Mancato avveramento di condizione potestativa mista e apprezzamento della condotta dei contraenti. (Cass. Civile, Sez. II, sent. n. 243 del 7 gennaio 2025)

La controversia intercorsa tra promittente alienante e promissario acquirente a riguardo del mancato avveramento di una condizione potestativa mista, apposta nell'interesse di entrambe le parti, non può essere risolta facendo applicazione del generale principio regolante l'onere della prova nei contratti sinallagmatici. Ma deve accertarsi, sulla scorta delle emergenze di causa e in concreto, se sia individuabile una parte inadempiente o, comunque, prevalentemente inadempiente (nel caso gli adempimenti fossero reciproci), per avere mancato di comportarsi secondo buona fede, avuto riguardo alla condizione apposta al negozio e in pendenza di essa

Commento

(di Daniele Minussi)
Come è noto, si parla di condizione potestativa quando l'evento dedotto nella relativa clausola consiste in un fatto umano rientrante in una scelta discrezionale del soggetto che la deve porre in essere, scelta che impone un impegno di una qualche consistenza per chi lo assume (onde si giunge a parlare di una condotta obbligatoria o quantomeno corrispondente ad un onere). la condizione è invece mista quando la verificazione dell'evento dipenda per parte dal caso, per parte dalla volontà di una delle parti.
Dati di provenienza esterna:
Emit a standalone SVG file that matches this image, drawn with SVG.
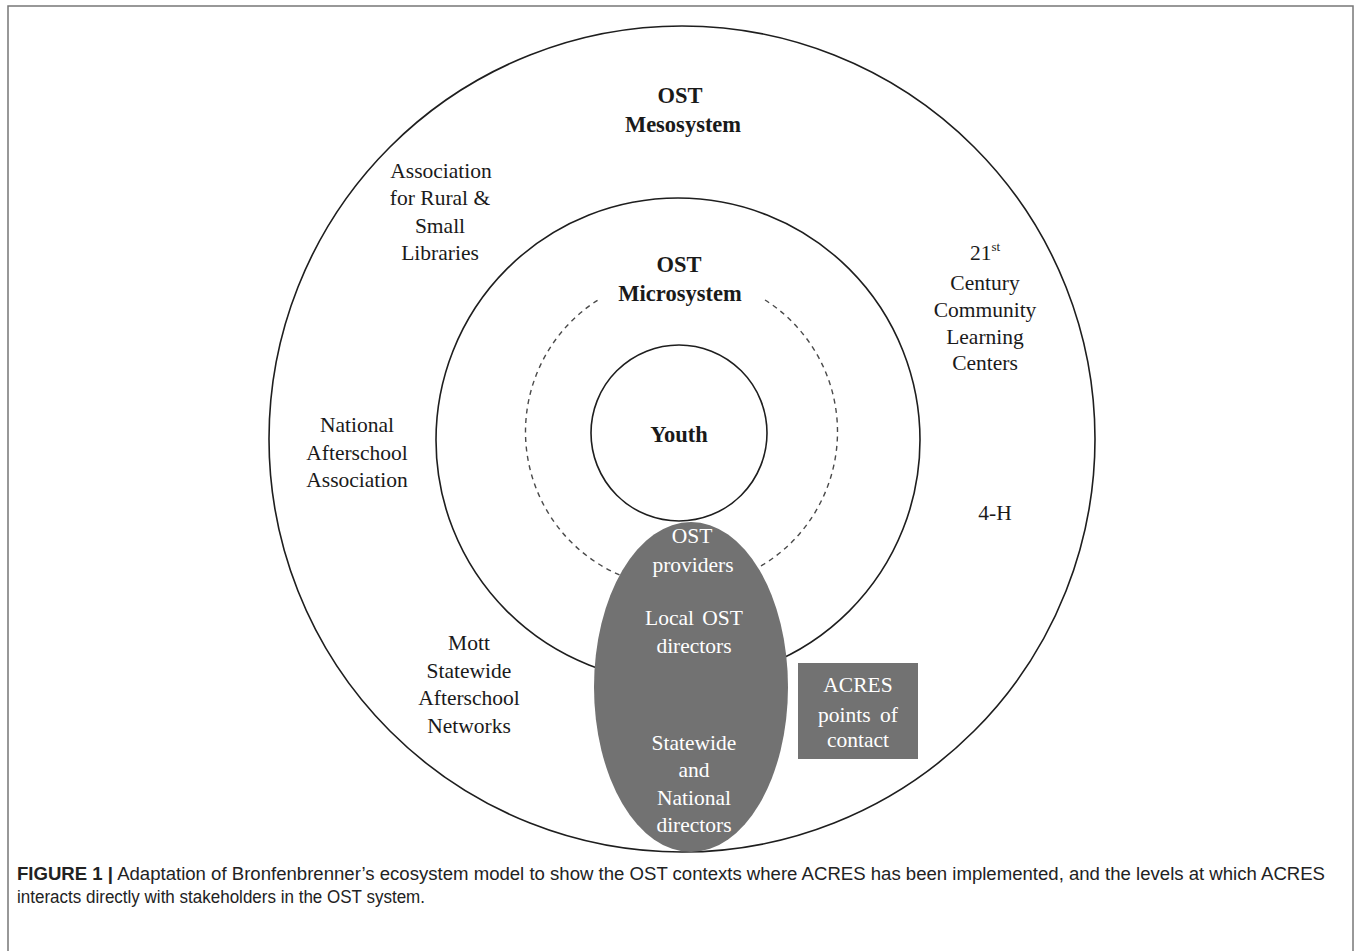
<svg xmlns="http://www.w3.org/2000/svg" width="1356" height="951" viewBox="0 0 1356 951">
<style>
.ring{fill:none;stroke:#1e1e1e;stroke-width:1.6}
.dash{fill:none;stroke:#4a4a4a;stroke-width:1.4;stroke-dasharray:5 4.5}
.t{font-family:"Liberation Serif","Times New Roman",serif;font-size:21.5px;fill:#1a1a1a;text-anchor:middle}
.b{font-weight:bold;font-size:22.5px}
.w{fill:#ffffff}
.gray{fill:#727272}
.cap{font-family:"Liberation Sans",Arial,sans-serif;font-size:17.5px;fill:#222}
</style>
<rect x="0" y="0" width="1356" height="951" fill="#ffffff"/>
<rect x="8" y="6" width="1345" height="980" fill="none" stroke="#777" stroke-width="1.5"/>

<g id="mesosystem">
<circle class="ring" cx="682" cy="439" r="413"/>
<text class="t b" x="680" y="103">OST</text>
<text class="t b" x="683" y="132">Mesosystem</text>
</g>

<g id="microsystem">
<circle class="ring" cx="678" cy="440" r="242"/>
<text class="t b" x="679" y="272">OST</text>
<text class="t b" x="680" y="301">Microsystem</text>
</g>

<g id="providers-ring">
<path class="dash" d="M765,300 A156,156 0 1 1 598,300"/>
</g>

<g id="youth">
<circle class="ring" cx="679" cy="433" r="88"/>
<text class="t b" x="679" y="442">Youth</text>
</g>

<g id="arsl">
<text class="t" x="441" y="178">Association</text>
<text class="t" x="440" y="205">for Rural &amp;</text>
<text class="t" x="440" y="233">Small</text>
<text class="t" x="440" y="260">Libraries</text>
</g>

<g id="cclc">
<text class="t" x="985" y="260">21<tspan font-size="13" dy="-9">st</tspan></text>
<text class="t" x="985" y="290">Century</text>
<text class="t" x="985" y="317">Community</text>
<text class="t" x="985" y="344">Learning</text>
<text class="t" x="985" y="370">Centers</text>
</g>

<g id="fourh">
<text class="t" x="995" y="520">4-H</text>
</g>

<g id="naa">
<text class="t" x="357" y="432">National</text>
<text class="t" x="357" y="460">Afterschool</text>
<text class="t" x="357" y="487">Association</text>
</g>

<g id="mott">
<text class="t" x="469" y="650">Mott</text>
<text class="t" x="469" y="678">Statewide</text>
<text class="t" x="469" y="705">Afterschool</text>
<text class="t" x="469" y="733">Networks</text>
</g>

<g id="stakeholders">
<ellipse class="gray" cx="691" cy="687" rx="97" ry="165"/>
<text class="t w" x="692" y="543">OST</text>
<text class="t w" x="693" y="572">providers</text>
<text class="t w" x="694" y="625" word-spacing="3">Local OST</text>
<text class="t w" x="694" y="653">directors</text>
<text class="t w" x="694" y="750">Statewide</text>
<text class="t w" x="694" y="777">and</text>
<text class="t w" x="694" y="805">National</text>
<text class="t w" x="694" y="832">directors</text>
</g>

<g id="acres">
<rect class="gray" x="798" y="663" width="120" height="96"/>
<text class="t w" x="858" y="692">ACRES</text>
<text class="t w" x="858" y="722" word-spacing="4">points of</text>
<text class="t w" x="858" y="747">contact</text>
</g>

<g id="connectors"></g>

<g id="caption">
<text class="cap" x="17" y="880" textLength="1308" lengthAdjust="spacingAndGlyphs"><tspan font-weight="bold">FIGURE 1 |</tspan> Adaptation of Bronfenbrenner’s ecosystem model to show the OST contexts where ACRES has been implemented, and the levels at which ACRES</text>
<text class="cap" x="17" y="903" textLength="408" lengthAdjust="spacingAndGlyphs">interacts directly with stakeholders in the OST system.</text>
</g>
</svg>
Nel caso concreto veniva in considerazione una condizione sospensiva potestativa mista apposta nell'interesse di entrambe le parti, il cui mancato avveramento (che, si badi bene, potrebbe essere sanzionato per effetto della finzione di avveramento di cui all'art. 1359 cod.civ.) può ben essere ricondotto alla responsabilità di una delle parti facendo uso del criterio comportamentale costituito dall'obbligo di comportarsi secondo buona fede durante la fase di pendenza della condizione.